To let the readers judge for themselves, here are my lobste.rs submissions & comments:

https://lobste.rs/~srid/stories

https://lobste.rs/~srid/threads

And here's the submission that got me banned (after a NixOS moderator, Hexa, commented on it so as to derail the submission):

https://archive.is/Z2BU3

https://archive.is/75A7j

Readers can’t judge for themselves because 23 of your comments and 21 of your stories were removed, mostly for abuse. (For context, less than 0.5% of commenters or submitters ever have a single removal.) You received several warnings about picking fights and you’re understandably focused on your fight with Nix but it only happened to be the last one you tried to start on Lobsters. There’s a pattern in your actions that’s why you keep getting rejected by technical communities, and it’s going to keep happening as long as you imagine a conspiracy or political motivation instead of looking at the pattern and taking responsibility for your behavior.

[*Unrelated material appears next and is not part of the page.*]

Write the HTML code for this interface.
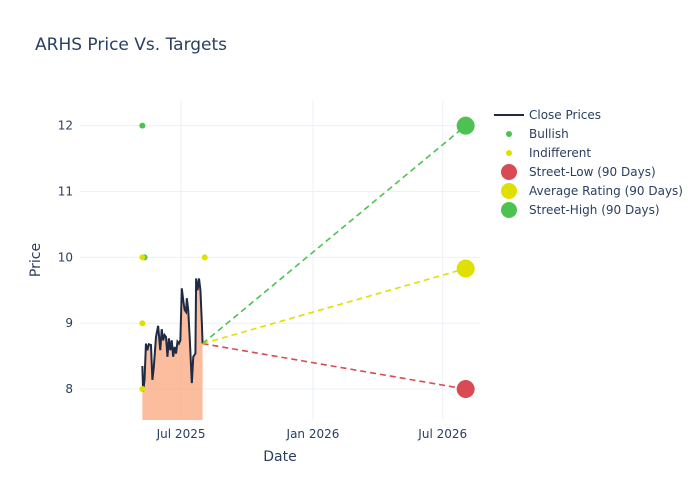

  • > Readers can’t judge for themselves [..]

    Ah, but they can.

    > [your fight with Nix] only happened to be the last one you tried to start on Lobsters.

    For example, readers can easily verify that this statement is lie by going to that last submission and see that there was no fight (except Hexa himself fighting into the void):

    https://archive.is/Z2BU3

    https://archive.is/75A7j

    So, once again, where is the evidence for your accusations?

    (Incidentally, where you say "23 of your comments and 21 of your stories" -- a figure I can't confirm -- I'm sure none of those happened in the last few months or are related to Nix in anyway, as my involvement have exclusively been technical, ergo they are nothing to do with "[using] Lobsters to fight with the NixOS project", and if they were about "lots of off-topic stories" then I would have been banned long time ago.)

  • >mostly for abuse

    The comments are deleted so nobody can verify that it was "abuse". You're basically saying "source: trust me bro".

    Back in the day, forums used to put a big fat USER WAS BANNED FOR THIS POST sticker on bad posts, but keep it around for posterity so people could see for themselves what the fuss was about. I don't like the secrecy of how moderation is done nowadays.

    • A explanation is visible to users on each comment and story, mod actions show up in a public log, and the site's source is available for any remaining questions on how things happened. There are users who store everything as it comes in via RSS or mailing list mode and call out mod mistakes as they see them. More broadly, modern moderation systems have evolved in response to the failures of the systems you describe. It's not about secrecy or power, it's about how leaving up abuse had a lot of bad effects that contributed significantly to the decline of platforms like Usenet.